## PROBLEM REQUIREMENTS
Give the data below again exactly as it stands. Omit the pictures.

## SUPPLIED DATA

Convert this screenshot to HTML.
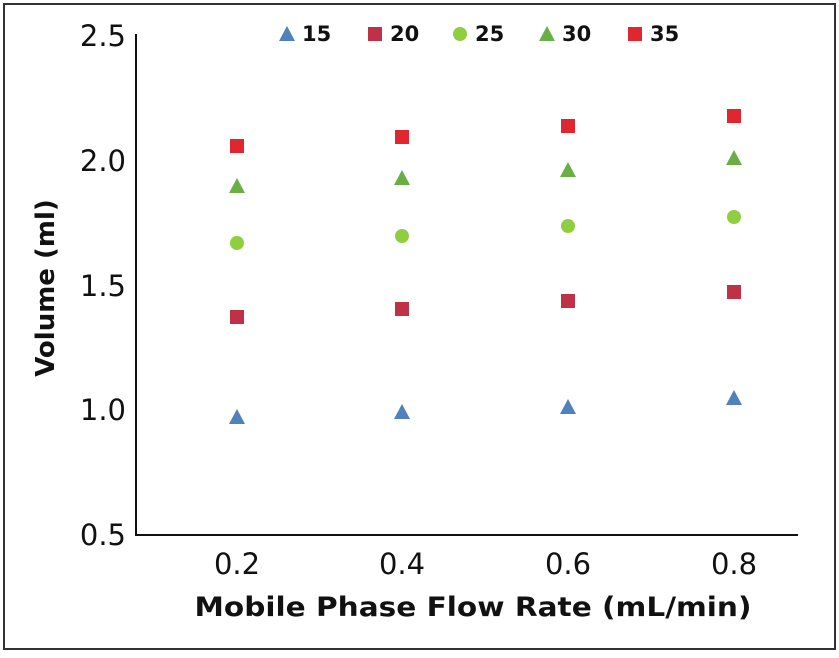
<!DOCTYPE html>
<html><head><style>body{margin:0;background:#fff}</style></head><body>
<svg width="839" height="653" xmlns="http://www.w3.org/2000/svg" font-family="DejaVu Sans, Verdana, sans-serif">
<rect x="4" y="4" width="831" height="645" fill="#fff" stroke="#333" stroke-width="2"/>
<line x1="136" y1="34" x2="136" y2="536" stroke="#111" stroke-width="2"/>
<line x1="135" y1="535" x2="798" y2="535" stroke="#111" stroke-width="2"/>
<g font-size="29" fill="#111" text-anchor="end">
<text x="126" y="46">2.5</text><text x="126" y="171">2.0</text><text x="126" y="296">1.5</text><text x="126" y="420">1.0</text><text x="126" y="545">0.5</text>
</g>
<g font-size="29" fill="#111" text-anchor="middle">
<text x="237" y="574">0.2</text><text x="402" y="574">0.4</text><text x="568" y="574">0.6</text><text x="734" y="574">0.8</text>
</g>
<text x="473" y="616" font-size="27" font-weight="bold" text-anchor="middle" fill="#111" textLength="557" lengthAdjust="spacingAndGlyphs">Mobile Phase Flow Rate (mL/min)</text>
<text transform="translate(54,288) rotate(-90)" font-size="26" font-weight="bold" text-anchor="middle" fill="#111">Volume (ml)</text>
<defs>
<path id="tri" d="M0,-8 L8,7 L-8,7Z"/>
<rect id="sq" x="-7" y="-7" width="14" height="14"/>
<circle id="ci" r="7"/>
</defs>
<g fill="#4f81bd"><use href="#tri" x="237" y="417"/><use href="#tri" x="402" y="412"/><use href="#tri" x="568" y="407"/><use href="#tri" x="734" y="398"/><use href="#tri" x="287" y="34"/></g>
<g fill="#be3147"><use href="#sq" x="237" y="317"/><use href="#sq" x="402" y="309"/><use href="#sq" x="568" y="301"/><use href="#sq" x="734" y="292"/><use href="#sq" x="375" y="34"/></g>
<g fill="#8fcf3f"><use href="#ci" x="237" y="243"/><use href="#ci" x="402" y="236"/><use href="#ci" x="568" y="226"/><use href="#ci" x="734" y="217"/><use href="#ci" x="460" y="34"/></g>
<g fill="#6aaf46"><use href="#tri" x="237" y="186"/><use href="#tri" x="402" y="178"/><use href="#tri" x="568" y="170"/><use href="#tri" x="734" y="158"/><use href="#tri" x="547" y="34"/></g>
<g fill="#e0262e"><use href="#sq" x="237" y="146"/><use href="#sq" x="402" y="137"/><use href="#sq" x="568" y="126"/><use href="#sq" x="734" y="116"/><use href="#sq" x="635" y="34"/></g>
<g font-size="21" font-weight="bold" fill="#111">
<text x="302" y="41">15</text><text x="390" y="41">20</text><text x="475" y="41">25</text><text x="562" y="41">30</text><text x="650" y="41">35</text>
</g>
</svg>
</body></html>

## ANSWER TO THE PROBLEM
Convert this screenshot to HTML.
<!DOCTYPE html>
<html><head><style>body{margin:0;background:#fff}</style></head><body>
<svg width="839" height="653" xmlns="http://www.w3.org/2000/svg" font-family="DejaVu Sans, Verdana, sans-serif">
<rect x="4" y="4" width="831" height="645" fill="#fff" stroke="#333" stroke-width="2"/>
<line x1="136" y1="34" x2="136" y2="536" stroke="#111" stroke-width="2"/>
<line x1="135" y1="535" x2="798" y2="535" stroke="#111" stroke-width="2"/>
<g font-size="29" fill="#111" text-anchor="end">
<text x="126" y="46">2.5</text><text x="126" y="171">2.0</text><text x="126" y="296">1.5</text><text x="126" y="420">1.0</text><text x="126" y="545">0.5</text>
</g>
<g font-size="29" fill="#111" text-anchor="middle">
<text x="237" y="574">0.2</text><text x="402" y="574">0.4</text><text x="568" y="574">0.6</text><text x="734" y="574">0.8</text>
</g>
<text x="473" y="616" font-size="27" font-weight="bold" text-anchor="middle" fill="#111" textLength="557" lengthAdjust="spacingAndGlyphs">Mobile Phase Flow Rate (mL/min)</text>
<text transform="translate(54,288) rotate(-90)" font-size="26" font-weight="bold" text-anchor="middle" fill="#111">Volume (ml)</text>
<defs>
<path id="tri" d="M0,-8 L8,7 L-8,7Z"/>
<rect id="sq" x="-7" y="-7" width="14" height="14"/>
<circle id="ci" r="7"/>
</defs>
<g fill="#4f81bd"><use href="#tri" x="237" y="417"/><use href="#tri" x="402" y="412"/><use href="#tri" x="568" y="407"/><use href="#tri" x="734" y="398"/><use href="#tri" x="287" y="34"/></g>
<g fill="#be3147"><use href="#sq" x="237" y="317"/><use href="#sq" x="402" y="309"/><use href="#sq" x="568" y="301"/><use href="#sq" x="734" y="292"/><use href="#sq" x="375" y="34"/></g>
<g fill="#8fcf3f"><use href="#ci" x="237" y="243"/><use href="#ci" x="402" y="236"/><use href="#ci" x="568" y="226"/><use href="#ci" x="734" y="217"/><use href="#ci" x="460" y="34"/></g>
<g fill="#6aaf46"><use href="#tri" x="237" y="186"/><use href="#tri" x="402" y="178"/><use href="#tri" x="568" y="170"/><use href="#tri" x="734" y="158"/><use href="#tri" x="547" y="34"/></g>
<g fill="#e0262e"><use href="#sq" x="237" y="146"/><use href="#sq" x="402" y="137"/><use href="#sq" x="568" y="126"/><use href="#sq" x="734" y="116"/><use href="#sq" x="635" y="34"/></g>
<g font-size="21" font-weight="bold" fill="#111">
<text x="302" y="41">15</text><text x="390" y="41">20</text><text x="475" y="41">25</text><text x="562" y="41">30</text><text x="650" y="41">35</text>
</g>
</svg>
</body></html>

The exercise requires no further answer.